# Task to complete:
Take the lines from the top down to and including the one with "2026, 2027, 2028, 2029, 2030, 2031, 2032, 2033, 2034, 2035];" and repeat them exactly. Omit images.

# Information provided:

__________

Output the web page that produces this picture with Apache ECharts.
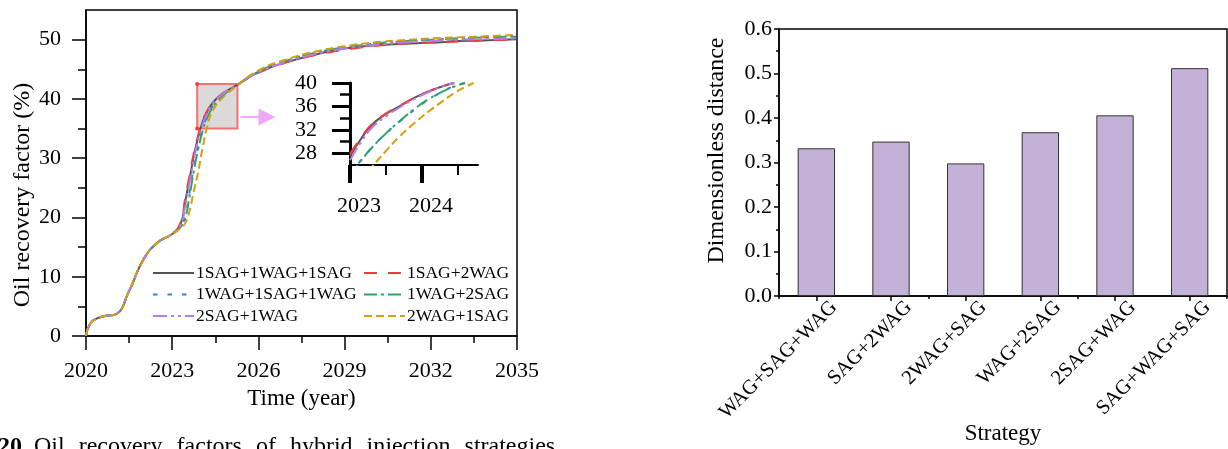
<!DOCTYPE html>
<html>
<head>
<meta charset="utf-8">
<script src="https://cdn.jsdelivr.net/npm/echarts@6/dist/echarts.min.js"></script>
<style>
  html, body { margin: 0; padding: 0; background: #fff; }
  #chart { width: 1228px; height: 449px; }
</style>
</head>
<body>
<div id="chart"></div>
<script>
// ---- Oil recovery factor (%) vs time, one array per hybrid strategy ----
const years = [2020, 2020.15, 2020.4, 2020.7, 2021.05, 2021.5, 2022, 2022.5, 2023,
  2023.3, 2023.45, 2023.6, 2023.75, 2023.9, 2024.05, 2024.2, 2024.4, 2024.7, 2025.2,
  2026, 2027, 2028, 2029, 2030, 2031, 2032, 2033, 2034, 2035];

const rf_1SAG1WAG1SAG = [0, 2.1, 3.0, 3.4, 3.7, 7.6, 12.9, 15.8, 17.2,
  19.0, 22.6, 26.4, 30.3, 33.5, 36.0, 37.7, 39.3, 40.7, 42.2,
  44.5, 46.2, 47.5, 48.5, 49.0, 49.3, 49.5, 49.75, 49.9, 50.05];
const rf_1SAG2WAG = [0, 2.1, 3.0, 3.4, 3.7, 7.6, 12.9, 15.8, 17.2,
  19.3, 23.2, 27.0, 30.8, 33.8, 36.2, 37.8, 39.3, 40.7, 42.2,
  44.4, 46.2, 47.4, 48.3, 48.9, 49.3, 49.5, 49.7, 49.9, 50.0];
const rf_1WAG1SAG1WAG = [0, 2.1, 3.0, 3.4, 3.7, 7.6, 12.9, 15.8, 17.2,
  18.5, 20.3, 24.2, 28.5, 32.0, 34.9, 36.9, 38.7, 40.4, 42.1,
  44.6, 46.5, 47.8, 48.7, 49.3, 49.7, 50.0, 50.2, 50.4, 50.5];
const rf_1WAG2SAG = [0, 2.1, 3.0, 3.4, 3.7, 7.6, 12.9, 15.8, 17.2,
  18.4, 19.8, 23.5, 27.8, 31.4, 34.4, 36.6, 38.5, 40.3, 42.1,
  44.6, 46.5, 47.8, 48.7, 49.3, 49.7, 50.0, 50.2, 50.4, 50.55];
const rf_2SAG1WAG = [0, 2.1, 3.0, 3.4, 3.7, 7.6, 12.9, 15.8, 17.2,
  18.8, 21.9, 25.8, 29.7, 33.0, 35.6, 37.4, 39.1, 40.6, 42.2,
  44.5, 46.3, 47.6, 48.5, 49.1, 49.5, 49.8, 50.0, 50.1, 50.2];
const rf_2WAG1SAG = [0, 2.1, 3.0, 3.4, 3.7, 7.6, 12.9, 15.8, 17.2,
  18.2, 19.0, 21.0, 24.4, 27.6, 31.5, 35.0, 37.9, 39.9, 42.0,
  44.8, 46.7, 48.0, 48.9, 49.5, 49.9, 50.2, 50.4, 50.6, 50.8];

// ---- enlarged view (inset) ----
const insetYears = [2023, 2023.15, 2023.3, 2023.5, 2023.7, 2023.9, 2024.1, 2024.3, 2024.45, 2024.6, 2024.72];
const in_1SAG1WAG1SAG = [27.5, 30.4, 32.8, 34.7, 36.1, 37.5, 38.6, 39.5, 40.0, null, null];
const in_1SAG2WAG     = [27.9, 30.6, 32.9, 34.8, 36.2, 37.5, 38.6, 39.5, 40.0, null, null];
const in_1WAG1SAG1WAG = [24.3, 26.8, 28.9, 31.4, 33.5, 35.5, 37.2, 38.6, 39.5, 40.0, null];
const in_1WAG2SAG     = [24.2, 26.7, 28.9, 31.4, 33.6, 35.6, 37.3, 38.6, 39.4, 40.0, null];
const in_2SAG1WAG     = [26.8, 29.8, 32.3, 34.3, 35.9, 37.3, 38.5, 39.5, 40.0, null, null];
const in_2WAG1SAG     = [null, 23.3, 25.6, 28.4, 31.0, 33.2, 35.2, 37.0, 38.3, 39.3, 40.0];

// ---- dimensionless distance per strategy ----
const strategies = ['WAG+SAG+WAG', 'SAG+2WAG', '2WAG+SAG', 'WAG+2SAG', '2SAG+WAG', 'SAG+WAG+SAG'];
const distance = [0.332, 0.347, 0.298, 0.368, 0.406, 0.512];

// axis tick positions
const mainYMajor = [0, 10, 20, 30, 40, 50];
const mainYMinor = [5, 15, 25, 35, 45];
const insetXMajor = [2023, 2024];
const insetXMinor = [2023.5, 2024.5];
const insetYMajor = [28, 32, 36, 40];
const insetYMinor = [30, 34, 38];

const FONT = "'Times New Roman', 'Liberation Serif', serif";

const styles = [
  { name: '1SAG+1WAG+1SAG', main: rf_1SAG1WAG1SAG, inset: in_1SAG1WAG1SAG, color: '#555555', type: 'solid' },
  { name: '1SAG+2WAG',      main: rf_1SAG2WAG,     inset: in_1SAG2WAG,     color: '#f23c3c', type: [13, 11] },
  { name: '1WAG+1SAG+1WAG', main: rf_1WAG1SAG1WAG, inset: in_1WAG1SAG1WAG, color: '#2f7fe0', type: [4.5, 10] },
  { name: '1WAG+2SAG',      main: rf_1WAG2SAG,     inset: in_1WAG2SAG,     color: '#2ea36a', type: [13, 4, 3, 4] },
  { name: '2SAG+1WAG',      main: rf_2SAG1WAG,     inset: in_2SAG1WAG,     color: '#b57ee6', type: [14, 4, 3, 4, 3, 4] },
  { name: '2WAG+1SAG',      main: rf_2WAG1SAG,     inset: in_2WAG1SAG,     color: '#d4a012', type: [8, 4] }
];

function pairs(xs, ys) {
  return xs.map((x, i) => [x, ys[i]]).filter(p => p[1] != null);
}

const series = [];
styles.forEach((s, k) => {
  const main = {
    name: s.name, type: 'line', xAxisIndex: 0, yAxisIndex: 0,
    data: pairs(years, s.main), symbol: 'none', smooth: 0.5,
    lineStyle: { color: s.color, width: 2, type: s.type }, itemStyle: { color: s.color },
    z: 3 + k
  };
  if (k === 0) {
    // zoomed region box and arrow pointing to the enlarged view
    main.markArea = {
      silent: true, z: 1,
      itemStyle: { color: 'rgba(205,205,205,0.75)', borderColor: '#f47272', borderWidth: 2 },
      data: [[{ coord: [2023.87, 42.5] }, { coord: [2025.27, 35] }]]
    };
    main.markLine = {
      silent: true, symbol: ['none', 'triangle'], symbolSize: 17,
      label: { show: false },
      lineStyle: { color: '#eeaaf8', width: 2, type: 'solid' },
      itemStyle: { color: '#eeaaf8' },
      data: [[{ coord: [2025.37, 36.95] }, { coord: [2026.3, 36.95] }]]
    };
    main.markPoint = {
      silent: true, symbol: 'circle', symbolSize: 4,
      itemStyle: { color: '#f23c3c' }, label: { show: false },
      data: [{ coord: [2023.87, 42.5] }, { coord: [2023.87, 35] }]
    };
  }
  series.push(main);
  series.push({
    name: s.name, type: 'line', xAxisIndex: 2, yAxisIndex: 2,
    data: pairs(insetYears, s.inset), symbol: 'none', smooth: 0.5,
    lineStyle: { color: s.color, width: 2, type: s.type }, itemStyle: { color: s.color },
    z: 3 + k
  });
});

series.push({
  name: 'distance', type: 'bar', xAxisIndex: 4, yAxisIndex: 4,
  data: distance, barWidth: '50%',
  itemStyle: { color: '#c3b2d7', borderColor: '#333', borderWidth: 1 }
});

const blackLine = { show: true, lineStyle: { color: '#000', width: 1.5 } };
const yearFmt = v => String(v);
const legendBase = {
  orient: 'vertical', top: 259, itemWidth: 41, itemHeight: 14, itemGap: 3.5,
  selectedMode: false, itemStyle: { opacity: 0 },
  textStyle: { fontFamily: FONT, fontSize: 17.5, color: '#000', padding: [0, 0, 0, -3] }
};

const option = {
  animation: false,
  textStyle: { fontFamily: FONT, color: '#000' },
  grid: [
    { left: 86, top: 10, width: 431, height: 326, show: true, borderColor: '#000', borderWidth: 1.5,
      backgroundColor: 'transparent', outerBoundsMode: 'none' },
    { left: 350, top: 83, width: 128, height: 82, outerBoundsMode: 'none' },
    { left: 779, top: 29, width: 448, height: 267, show: true, borderColor: '#000', borderWidth: 1.5,
      backgroundColor: 'transparent', outerBoundsMode: 'none' }
  ],
  legend: [
    Object.assign({ data: ['1SAG+1WAG+1SAG', '1WAG+1SAG+1WAG', '2SAG+1WAG'], left: 147 }, legendBase),
    Object.assign({ data: ['1SAG+2WAG', '1WAG+2SAG', '2WAG+1SAG'], left: 358 }, legendBase)
  ],
  xAxis: [
    { // main time axis
      type: 'value', gridIndex: 0, position: 'bottom', min: 2020, max: 2035, interval: 3,
      name: 'Time (year)', nameLocation: 'middle', nameGap: 51, nameMoveOverlap: false,
      nameTextStyle: { fontFamily: FONT, fontSize: 23, color: '#000' },
      axisLine: blackLine,
      axisTick: { show: true, length: 14, lineStyle: { color: '#000', width: 1.5 } },
      minorTick: { show: true, splitNumber: 2, length: 7, lineStyle: { color: '#000', width: 1.5 } },
      axisLabel: { fontFamily: FONT, fontSize: 22, color: '#000', margin: 24, formatter: yearFmt },
      splitLine: { show: false }
    },
    { // spare axis on main grid
      type: 'value', gridIndex: 0, position: 'bottom', min: 2020, max: 2035, show: false
    },
    { // inset time axis
      type: 'value', gridIndex: 1, position: 'bottom', min: 2023, max: 2024.78,
      axisLine: { show: true, lineStyle: { color: '#000', width: 2 } },
      axisTick: { show: true, customValues: insetXMajor, length: 18, lineStyle: { color: '#000', width: 4 } },
      axisLabel: { customValues: insetXMajor, fontFamily: FONT, fontSize: 22, color: '#000', margin: 30, padding: [0, 0, 0, 18], formatter: yearFmt },
      splitLine: { show: false }
    },
    { // inset minor ticks
      type: 'value', gridIndex: 1, position: 'bottom', min: 2023, max: 2024.78,
      axisLine: { show: false },
      axisTick: { show: true, customValues: insetXMinor, length: 10, lineStyle: { color: '#000', width: 2 } },
      axisLabel: { show: false }, splitLine: { show: false }
    },
    { // strategy axis
      type: 'category', gridIndex: 2, position: 'bottom', data: strategies,
      name: 'Strategy', nameLocation: 'middle', nameGap: 126, nameMoveOverlap: false,
      nameTextStyle: { fontFamily: FONT, fontSize: 23, color: '#000' },
      axisLine: blackLine,
      axisTick: { show: true, alignWithLabel: true, length: 5, lineStyle: { color: '#000', width: 1.5 } },
      axisLabel: { rotate: 45, fontFamily: FONT, fontSize: 20.5, color: '#000', margin: 26, interval: 0,
        verticalAlign: 'middle', padding: [0, -25, 0, 0] }
    },
    { // band boundary ticks
      type: 'category', gridIndex: 2, position: 'bottom', data: strategies,
      axisLine: { show: false },
      axisTick: { show: true, alignWithLabel: false, length: 3, lineStyle: { color: '#000', width: 1.5 } },
      axisLabel: { show: false }
    }
  ],
  yAxis: [
    { // main recovery axis
      type: 'value', gridIndex: 0, position: 'left', min: 0, max: 55,
      name: 'Oil recovery factor (%)', nameLocation: 'middle', nameGap: 51, nameMoveOverlap: false,
      nameTextStyle: { fontFamily: FONT, fontSize: 24, color: '#000', padding: [0, 44, 0, 0] },
      axisLine: blackLine,
      axisTick: { show: true, customValues: mainYMajor, length: 14, lineStyle: { color: '#000', width: 1.5 } },
      axisLabel: { customValues: mainYMajor, fontFamily: FONT, fontSize: 22, color: '#000', margin: 25 },
      splitLine: { show: false }
    },
    { // main minor ticks
      type: 'value', gridIndex: 0, position: 'left', min: 0, max: 55,
      axisLine: { show: false },
      axisTick: { show: true, customValues: mainYMinor, length: 8, lineStyle: { color: '#000', width: 1.5 } },
      axisLabel: { show: false }, splitLine: { show: false }
    },
    { // inset recovery axis
      type: 'value', gridIndex: 1, position: 'left', min: 26, max: 40,
      axisLine: { show: true, lineStyle: { color: '#000', width: 3 } },
      axisTick: { show: true, customValues: insetYMajor, length: 18, lineStyle: { color: '#000', width: 3 } },
      axisLabel: { customValues: insetYMajor, fontFamily: FONT, fontSize: 22, color: '#000', margin: 33 },
      splitLine: { show: false }
    },
    { // inset minor ticks
      type: 'value', gridIndex: 1, position: 'left', min: 26, max: 40,
      axisLine: { show: false },
      axisTick: { show: true, customValues: insetYMinor, length: 10, lineStyle: { color: '#000', width: 2.5 } },
      axisLabel: { show: false }, splitLine: { show: false }
    },
    { // dimensionless distance axis
      type: 'value', gridIndex: 2, position: 'left', min: 0, max: 0.6, interval: 0.1,
      name: 'Dimensionless distance', nameLocation: 'middle', nameGap: 50, nameMoveOverlap: false,
      nameTextStyle: { fontFamily: FONT, fontSize: 24, color: '#000', padding: [0, 0, 0, 24] },
      axisLine: blackLine,
      axisTick: { show: true, length: 5, lineStyle: { color: '#000', width: 1.5 } },
      minorTick: { show: true, splitNumber: 2, length: 3, lineStyle: { color: '#000', width: 1.5 } },
      axisLabel: { fontFamily: FONT, fontSize: 22, color: '#000', margin: 7, formatter: v => v.toFixed(1) },
      splitLine: { show: false }
    }
  ],
  graphic: [
    {
      type: 'text', x: -2, y: 447,
      style: {
        text: '{b|20.} {w|Oil}{w|recovery}{w|factors}{w|of}{w|hybrid}{w|injection}{w|strategies}',
        font: "24px 'Times New Roman', 'Liberation Serif', serif",
        fill: '#000', verticalAlign: 'middle',
        rich: {
          b: { fontFamily: FONT, fontSize: 24, fontWeight: 'bold', fill: '#000' },
          w: { fontFamily: FONT, fontSize: 24, fill: '#000', padding: [0, 14, 0, 0] }
        }
      }
    }
  ],
  series: series
};

const chart = echarts.init(document.getElementById('chart'), null, { renderer: 'canvas' });
chart.setOption(option);
</script>
</body>
</html>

__________

# Written response:
Output the web page that produces this picture with Apache ECharts.
<!DOCTYPE html>
<html>
<head>
<meta charset="utf-8">
<script src="https://cdn.jsdelivr.net/npm/echarts@6/dist/echarts.min.js"></script>
<style>
  html, body { margin: 0; padding: 0; background: #fff; }
  #chart { width: 1228px; height: 449px; }
</style>
</head>
<body>
<div id="chart"></div>
<script>
// ---- Oil recovery factor (%) vs time, one array per hybrid strategy ----
const years = [2020, 2020.15, 2020.4, 2020.7, 2021.05, 2021.5, 2022, 2022.5, 2023,
  2023.3, 2023.45, 2023.6, 2023.75, 2023.9, 2024.05, 2024.2, 2024.4, 2024.7, 2025.2,
  2026, 2027, 2028, 2029, 2030, 2031, 2032, 2033, 2034, 2035];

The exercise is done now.